We started Alex Bank in a shed near the Brisbane airport,” said CEO Simon Beitz on the iTnews Podcast.

"It was an industrial shed. One of our shareholders said, 'You can have the space for free'.

“We got some furniture. There's nothing more industrial or even innovative in sitting somewhere like that it.

“I think a couple of months earlier it was a panel repair shop, to all of a sudden saying, 'This is where we're starting a bank and what does that look like'”.

 

From modest beginnings, Australia’s newest challenger bank, Alex Bank, believes its fast turnaround time for customer loan approvals and targeting segments overlooked by the broader market will keep it marked for success.

Beitz told iTnews that ensuring the technology foundations are capable of scale and instilling the right processes are just some of the key elements to building a bank.

“There's getting your tech right and making sure you've got the right tech foundation to scale and build," Beitz said.

“When we talk about systems and processes, they need to work really well together. And then also of course, funding is really important when you're building a bank to make sure that you've got your investors or your capital lined up to help pay for that journey.

“My final recipe to building a bank is making sure you've got great people,” Beitz said.

Beitz added one factor that’s been key from the bank’s perspective is “also not being afraid of having technology or information and systems that we have an unconscious bias towards never throwing away or renewing.”

This entailed working with partners “to get started” before eventually starting “to iterate that technology and build our own” capabilities. 

"The team [will] say, 'Okay, this was good enough to get us to this point - what can we do to continue to enhance that?'"

He added that being “narrowly-focused” was beneficial, as “if you're too wide, you'll never get anything done”.

“We've always been very focused," he said.

"Alex Bank was the first bank to have two deposit products and two saving loans products in the market at the time of us getting our ADI [license], which again I put down to that narrow focus.”

The three-month mark and banking costs

Alex Bank was granted its banking license at the end of 2022, and with its penchant for recalibrating its work every three months, Beitz said it is already renewing its app.

“That's about again, that iterative or continual learning through the customer experience," Beitz said.

“We don't rest on our laurels. We're saying, 'How can we enhance that?' You also start to see the edge cases as you get your customer flow through.

“We're pretty good at the stuff down the middle, just as a normal loan or a normal term deposit or a deposit, but when you start to incur things like, someone passing away or something else, you've got to navigate the edge cases are there.”

Beitz said Alex Bank is also looking at its product roadmap as well, which is expected to include small business loans and mortgages.

“We see some huge opportunities to support Australian small businesses and we think that they've been neglected by Australian banks for a variety of different reasons," he said.

As “everyone's talking about mortgages in Australia” the bank intends to develop its own Alex Bank offering.

It's removed fees as “we were focused on the cost of living when it wasn't cool,” he added.

"The reality is, what's happened with the interest rate environment is there was a whole lot of confusion in the marketplace from some non-bank lenders and others that were playing in the bank space.

“They no longer can afford to operate in the bank space because of their cost of funds.
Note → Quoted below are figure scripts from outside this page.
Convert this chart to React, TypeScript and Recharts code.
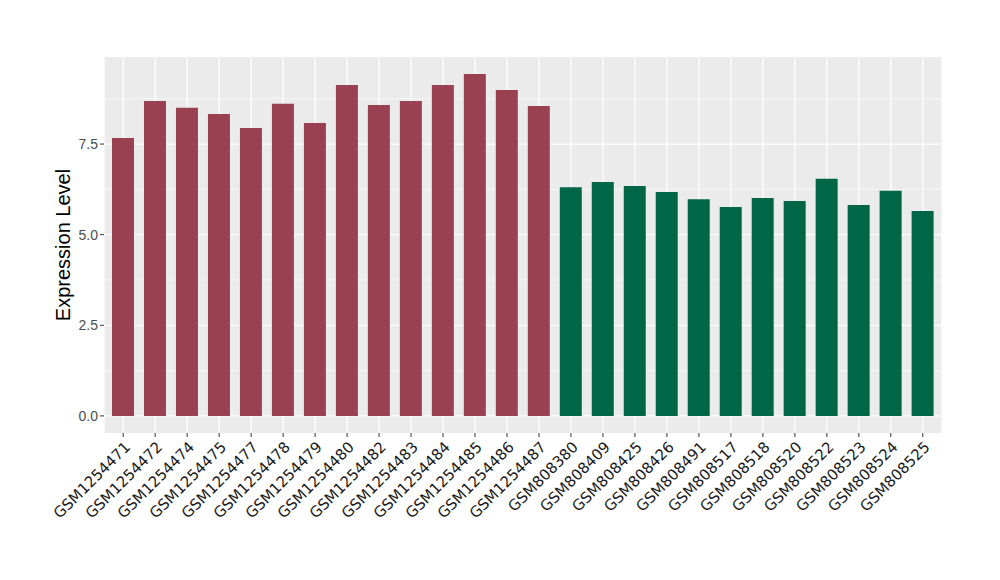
import { BarChart, Bar, XAxis, YAxis, CartesianGrid, Cell } from 'recharts';

const samples = [
  'GSM1254471', 'GSM1254472', 'GSM1254474', 'GSM1254475', 'GSM1254477', 'GSM1254478',
  'GSM1254479', 'GSM1254480', 'GSM1254482', 'GSM1254483', 'GSM1254484', 'GSM1254485',
  'GSM1254486', 'GSM1254487', 'GSM808380', 'GSM808409', 'GSM808425', 'GSM808426',
  'GSM808491', 'GSM808517', 'GSM808518', 'GSM808520', 'GSM808522', 'GSM808523',
  'GSM808524', 'GSM808525',
];

const values = [
  7.67, 8.69, 8.5, 8.33, 7.94, 8.61, 8.08, 9.13, 8.58, 8.69, 9.13, 9.43, 8.99, 8.55,
  6.31, 6.45, 6.34, 6.18, 5.98, 5.76, 6.01, 5.93, 6.54, 5.82, 6.21, 5.65,
];

const groups = [
  'a', 'a', 'a', 'a', 'a', 'a', 'a', 'a', 'a', 'a', 'a', 'a', 'a', 'a',
  'b', 'b', 'b', 'b', 'b', 'b', 'b', 'b', 'b', 'b', 'b', 'b',
];

const groupColors: Record<string, string> = { a: '#9A4151', b: '#006646' };

const yTicks = [0, 2.5, 5, 7.5];
const yMinor = [1.25, 3.75, 6.25, 8.75];

const data = samples.map((name, i) => ({ name, value: values[i], group: groups[i] }));

// rotated sample labels, top-right corner at the tick
const SampleTick = ({ x, y, payload }: any) => (
  <text
    x={x + 8}
    y={y + 11}
    transform={`rotate(-45, ${x + 8}, ${y + 11})`}
    textAnchor="end"
    fontSize={15}
    fontFamily="DejaVu Sans"
    fill="#1A1A1A"
  >
    {payload.value}
  </text>
);

const YTitle = ({ viewBox }: any) => {
  const cx = 70;
  const cy = viewBox.y + viewBox.height / 2;
  return (
    <text
      x={cx}
      y={cy}
      transform={`rotate(-90, ${cx}, ${cy})`}
      textAnchor="middle"
      fontSize={20}
      fontFamily="Liberation Sans"
      fill="#000"
    >
      Expression Level
    </text>
  );
};

export default function App() {
  return (
    <div style={{ position: 'absolute', left: 0, top: 0, background: '#fff' }}>
      <BarChart
        width={1000}
        height={580}
        data={data}
        margin={{ top: 57, right: 58, bottom: 0, left: 0 }}
        barCategoryGap="15%"
      >
        <CartesianGrid
          fill="#EBEBEB"
          fillOpacity={1}
          stroke="#FFFFFF"
          strokeWidth={0.6}
          vertical={false}
          horizontalValues={yMinor}
        />
        <CartesianGrid stroke="#FFFFFF" strokeWidth={1.2} horizontalValues={yTicks} />
        <XAxis
          dataKey="name"
          interval={0}
          height={147}
          padding={{ left: 3.2, right: 3.2 }}
          axisLine={false}
          tickSize={4}
          tickMargin={0}
          tickLine={{ stroke: '#333333' }}
          tick={<SampleTick />}
        />
        <YAxis
          width={104}
          domain={[-0.4715, 9.9015]}
          ticks={yTicks}
          tickFormatter={(v: number) => v.toFixed(1)}
          axisLine={false}
          tickSize={4}
          tickMargin={2}
          tickLine={{ stroke: '#333333' }}
          tick={{ fontSize: 14, fill: '#4D4D4D', fontFamily: 'Liberation Sans' }}
          label={<YTitle />}
        />
        <Bar dataKey="value" isAnimationActive={false}>
          {data.map((d) => (
            <Cell key={d.name} fill={groupColors[d.group]} />
          ))}
        </Bar>
      </BarChart>
    </div>
  );
}
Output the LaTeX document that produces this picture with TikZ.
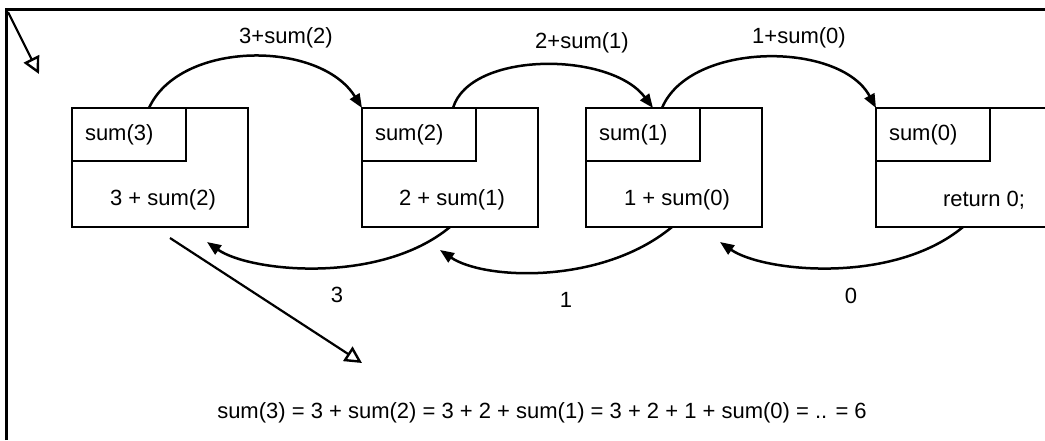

They're now operating in a higher credit environment, which means that for delivering a great proposition to customers, it's very clear in the landscape who the banks are that can offer that for them.
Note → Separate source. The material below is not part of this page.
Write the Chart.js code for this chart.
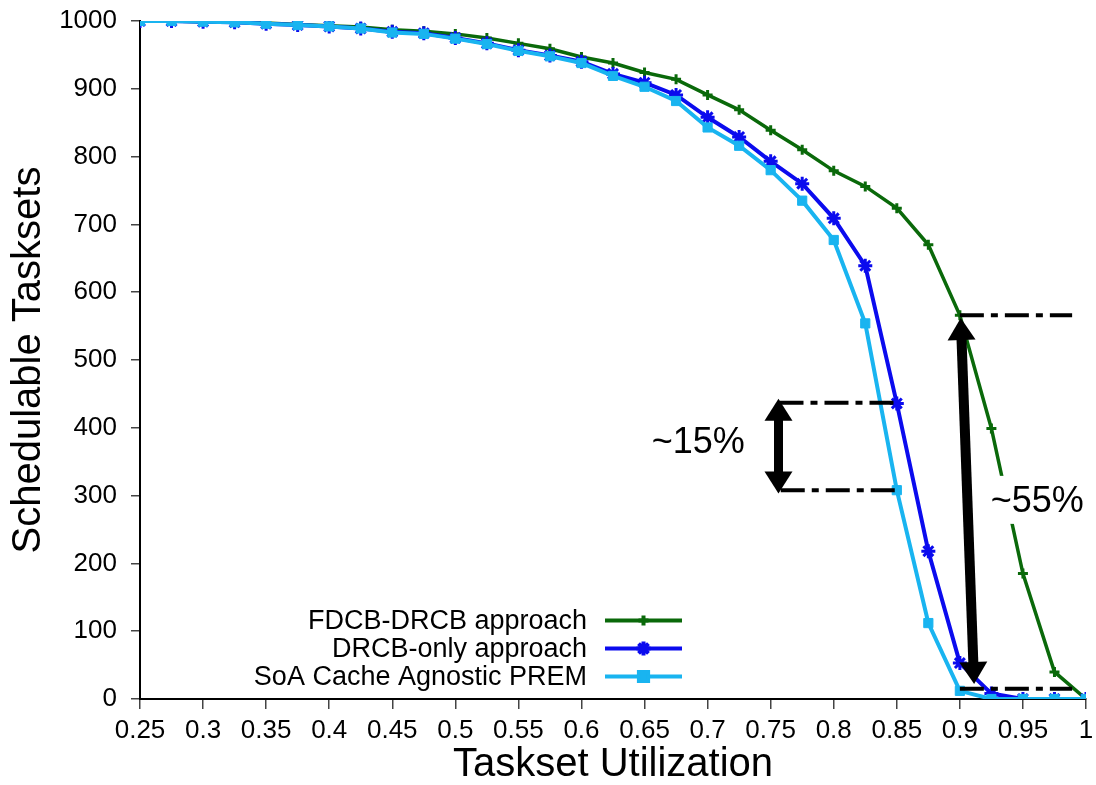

"Alex Bank certainly, I think, is well positioned there to offer that to customers.”

If it was easy….

Front and centre on Beitz’s mobile screen saver is the statement, “If it was easy, everyone would do it” which he said rings true.
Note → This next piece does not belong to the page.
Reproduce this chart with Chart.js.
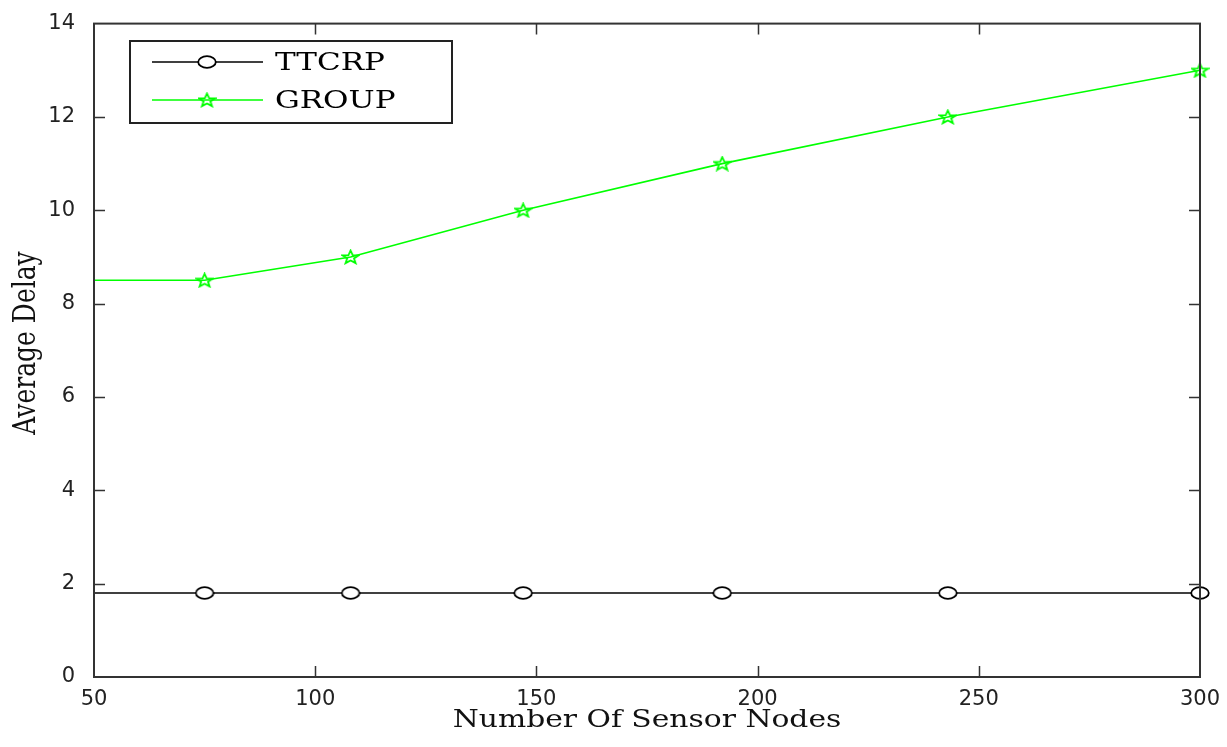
<!DOCTYPE html>
<html>
<head>
<meta charset="utf-8">
<script src="https://cdn.jsdelivr.net/npm/chart.js@4/dist/chart.umd.min.js"></script>
<style>
  html, body { margin: 0; padding: 0; background: #fff; }
  #wrap { width: 1227px; height: 747px; }
</style>
</head>
<body>
<div id="wrap"><canvas id="delayChart" width="1227" height="747"></canvas></div>
<script>
// data
const sensorNodes = [50, 75, 108, 147, 192, 243, 300];
const ttcrpDelay = [1.8, 1.8, 1.8, 1.8, 1.8, 1.8, 1.8];
const groupDelay = [8.5, 8.5, 9, 10, 11, 12, 13];
const xTicks = [50, 100, 150, 200, 250, 300];
const yTicks = [0, 2, 4, 6, 8, 10, 12, 14];
const xTitle = 'Number Of Sensor Nodes';
const yTitle = 'Average Delay';

// the source figure is stretched sideways, text included
const STRETCH = 1.24;
const serif = '"DejaVu Serif", "Liberation Serif", serif';

// pentagram marker (matlab 'p'), a bit wider than tall
function makeStar(w, h, color) {
  const c = document.createElement('canvas');
  c.width = w; c.height = h;
  const g = c.getContext('2d');
  const cx = w / 2, cy = h / 2 + 0.5, Rx = w / 2 - 1, Ry = h / 2 - 1;
  g.beginPath();
  for (let i = 0; i < 10; i++) {
    const k = i % 2 === 0 ? 1 : 0.42;
    const a = -Math.PI / 2 + i * Math.PI / 5;
    const px = cx + Rx * k * Math.cos(a), py = cy + Ry * k * Math.sin(a);
    if (i === 0) g.moveTo(px, py); else g.lineTo(px, py);
  }
  g.closePath();
  g.strokeStyle = color;
  g.lineWidth = 1.8;
  g.stroke();
  return c;
}

// circle marker (matlab 'o'), also stretched into an ellipse
function makeRing(w, h, color) {
  const c = document.createElement('canvas');
  c.width = w; c.height = h;
  const g = c.getContext('2d');
  g.beginPath();
  g.ellipse(w / 2, h / 2, w / 2 - 1.2, h / 2 - 1.2, 0, 0, Math.PI * 2);
  g.fillStyle = '#fff';
  g.fill();
  g.strokeStyle = color;
  g.lineWidth = 1.8;
  g.stroke();
  return c;
}

const starImg = makeStar(19, 16, '#00ff00');
const ringImg = makeRing(20, 14, '#000');

// no marker on the first (axis-edge) point
const markerSizes = sensorNodes.map((x, i) => i === 0 ? 0 : 7);

// frame, inward ticks on all four sides, axis titles and the boxed legend
const framePlugin = {
  id: 'frame',
  afterDraw(chart) {
    const { ctx, chartArea: a, scales } = chart;
    ctx.save();
    ctx.strokeStyle = '#333';
    ctx.lineWidth = 2;
    ctx.strokeRect(a.left, a.top, a.right - a.left, a.bottom - a.top);
    ctx.lineWidth = 1.5;
    const tl = 11;
    ctx.beginPath();
    xTicks.slice(1, -1).forEach(v => {
      const px = Math.round(scales.x.getPixelForValue(v)) + 0.5;
      ctx.moveTo(px, a.bottom); ctx.lineTo(px, a.bottom - tl);
      ctx.moveTo(px, a.top); ctx.lineTo(px, a.top + tl);
    });
    yTicks.slice(1, -1).forEach(v => {
      const py = Math.round(scales.y.getPixelForValue(v)) + 0.5;
      ctx.moveTo(a.left, py); ctx.lineTo(a.left + tl, py);
      ctx.moveTo(a.right, py); ctx.lineTo(a.right - tl, py);
    });
    ctx.stroke();

    // axis titles
    ctx.fillStyle = '#111';
    ctx.textAlign = 'center';
    ctx.textBaseline = 'middle';
    ctx.font = '24px ' + serif;
    ctx.save();
    ctx.translate((a.left + a.right) / 2, 721);
    ctx.scale(STRETCH, 1);
    ctx.fillText(xTitle, 0, 0);
    ctx.restore();
    ctx.font = '25px ' + serif;
    ctx.save();
    ctx.translate(27, 343);
    ctx.scale(STRETCH, 1);
    ctx.rotate(-Math.PI / 2);
    ctx.fillText(yTitle, 0, 0);
    ctx.restore();

    // legend box
    const bx = 130, by = 41, bw = 322, bh = 82;
    ctx.fillStyle = '#fff';
    ctx.fillRect(bx, by, bw, bh);
    ctx.strokeStyle = '#222';
    ctx.lineWidth = 2;
    ctx.strokeRect(bx, by, bw, bh);
    chart.data.datasets.forEach((ds, i) => {
      const y = by + 21 + i * 38;
      ctx.strokeStyle = ds.borderColor;
      ctx.lineWidth = 1.5;
      ctx.beginPath();
      ctx.moveTo(152, y); ctx.lineTo(263, y);
      ctx.stroke();
      const img = ds.pointStyle;
      ctx.drawImage(img, 207 - img.width / 2, y - img.height / 2);
      ctx.fillStyle = '#000';
      ctx.font = '25px ' + serif;
      ctx.textBaseline = 'middle';
      ctx.textAlign = 'left';
      ctx.save();
      ctx.translate(275, y + 1);
      ctx.scale(STRETCH, 1);
      ctx.fillText(ds.label, 0, 0);
      ctx.restore();
    });
    ctx.restore();
  }
};

const ctx = document.getElementById('delayChart').getContext('2d');
new Chart(ctx, {
  type: 'line',
  data: {
    datasets: [
      {
        label: 'TTCRP',
        data: sensorNodes.map((x, i) => ({ x: x, y: ttcrpDelay[i] })),
        borderColor: '#000',
        backgroundColor: '#fff',
        borderWidth: 1.6,
        pointStyle: ringImg,
        pointRadius: markerSizes,
        tension: 0,
        clip: false
      },
      {
        label: 'GROUP',
        data: sensorNodes.map((x, i) => ({ x: x, y: groupDelay[i] })),
        borderColor: '#00ff00',
        backgroundColor: '#00ff00',
        borderWidth: 1.6,
        pointStyle: starImg,
        pointRadius: markerSizes,
        tension: 0,
        clip: false
      }
    ]
  },
  options: {
    responsive: false,
    animation: false,
    layout: { padding: { top: 20, right: 27, left: 0, bottom: 0 } },
    plugins: {
      legend: { display: false },
      tooltip: { enabled: false }
    },
    scales: {
      x: {
        type: 'linear',
        min: 50,
        max: 300,
        afterBuildTicks: s => { s.ticks = xTicks.map(v => ({ value: v })); },
        afterFit: s => { s.height = 70; },
        grid: { display: false },
        border: { display: false },
        ticks: {
          color: '#222',
          padding: 2,
          maxRotation: 0,
          autoSkip: false,
          font: { family: '"DejaVu Sans", sans-serif', size: 21 }
        }
      },
      y: {
        min: 0,
        max: 14,
        afterBuildTicks: s => { s.ticks = yTicks.map(v => ({ value: v })); },
        afterFit: s => { s.width = 94; },
        grid: { display: false },
        border: { display: false },
        ticks: {
          color: '#222',
          padding: 11,
          autoSkip: false,
          font: { family: '"DejaVu Sans", sans-serif', size: 21 }
        }
      }
    }
  },
  plugins: [framePlugin]
});
</script>
</body>
</html>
However, he added, “I love every moment" of the challenge.

“From a tech point of view, we really started with a clean whiteboard and the team is senior bank executives from a number of our great banks around the country.”

“Knowing what we know” about what consumers are seeking and current technology capabilities, Beitz and the team began to look into “how can we design a new bank in the new age”.

“We're a digital challenger bank, but we call ourselves a challenger bank. From that point of view, we say, 'What does that look like?'

"Then, if we think about lessons from our previous careers, a lot of the complexity and cost is overlaid because, of no one's fault, you've just had systems and processes that have been patched on top of each other or connected.

“Some of our great banks still use old technology like SOAP listeners instead of RESTful APIs and different technology like that.”

Beitz said Alex Bank “had the opportunity to use an event-based architecture”.

With Temenos as its core banking provider, and also partnering with other SaaS providers, Beitz said the user and customer experience, credit decisioning engine and a broker’s digital workbench are “all areas that we need to make sure we own and understand”.

He added AWS “were very generous with their time” in the bank’s early stages of development alongside other current partners, including cyber defence company ParaFlare and ID verification business Greener.

Roadbumps and tips

Beitz on the tech front, starting up a bank is all about "getting the foundations right” and taking on board customer feedback, while understanding not everyone’s skills will be adaptable in a startup setting.  

“Just because you're a high performer in a large organisation doesn't mean you’ll do well at a startup, and it probably goes vice versa from different ways as well," he said.

“We've had some really awesome people that have done some awesome work, and then we've had some people that really struggled”.

He said the organisation doesn’t “put our eyes on other people” but “we focus on Alex Bank”.

“We are passionate and committed to doing what Alex Bank is all about for our customers, and that is about making a better experience and about being frictionless and flexible to our customers.

“I learned a very long time ago, early in my career that you can't pay attention to what's going on around you because it's a distraction and often those people don’t know what they're doing anyway.”

He added the bank is not looking to take on the big four "on their core primary product” but instead wants to service customers who “have unmet needs”.

Beitz said his 13-year stint at Suncorp, which saw him hire the first “behavioural scientist or an anthropologist” helped to shape aspects of Alex Bank.

“I certainly use those core skillsets to go and build Alex. But Alex is far greater than just myself.

“Hard innovation is often hard work with not a lot of money, and I think that really drives a necessity of creative thinking and doing things differently”.

Over the next year, Beitz said he is most excited about “the impact we're having on our customers' lives” as Alex Bank moves through its next stage of growth.

“We do get customers that tell us how we help them pay off a debt quicker, or we got them into something that helped them change their lives.

“I'm keen to see how Alex Bank can continue to help improve our customers lives. Small business is an area that I'm passionate about.

“[I’m] really passionate to see how we can help these 'mum and dad' businesses that are cafes, newsagents, tradies, whatever else, that feel unloved by the banks.

“Typically, they have to go to a bank when they're working. The whole point about the digital delivery that Alex Bank's done is we interact with our customers when they're not working and it's convenient for them to interact with us.”

Beitz added the work Alex Bank is moving towards at the moment “around some of our future products is really exciting.”

“We slept in the shed sometimes when we had to work all night to pull off something in time," Beitz said.

“It's about grit. It's about being resilient. You do get knocked down, but it's about getting up again.”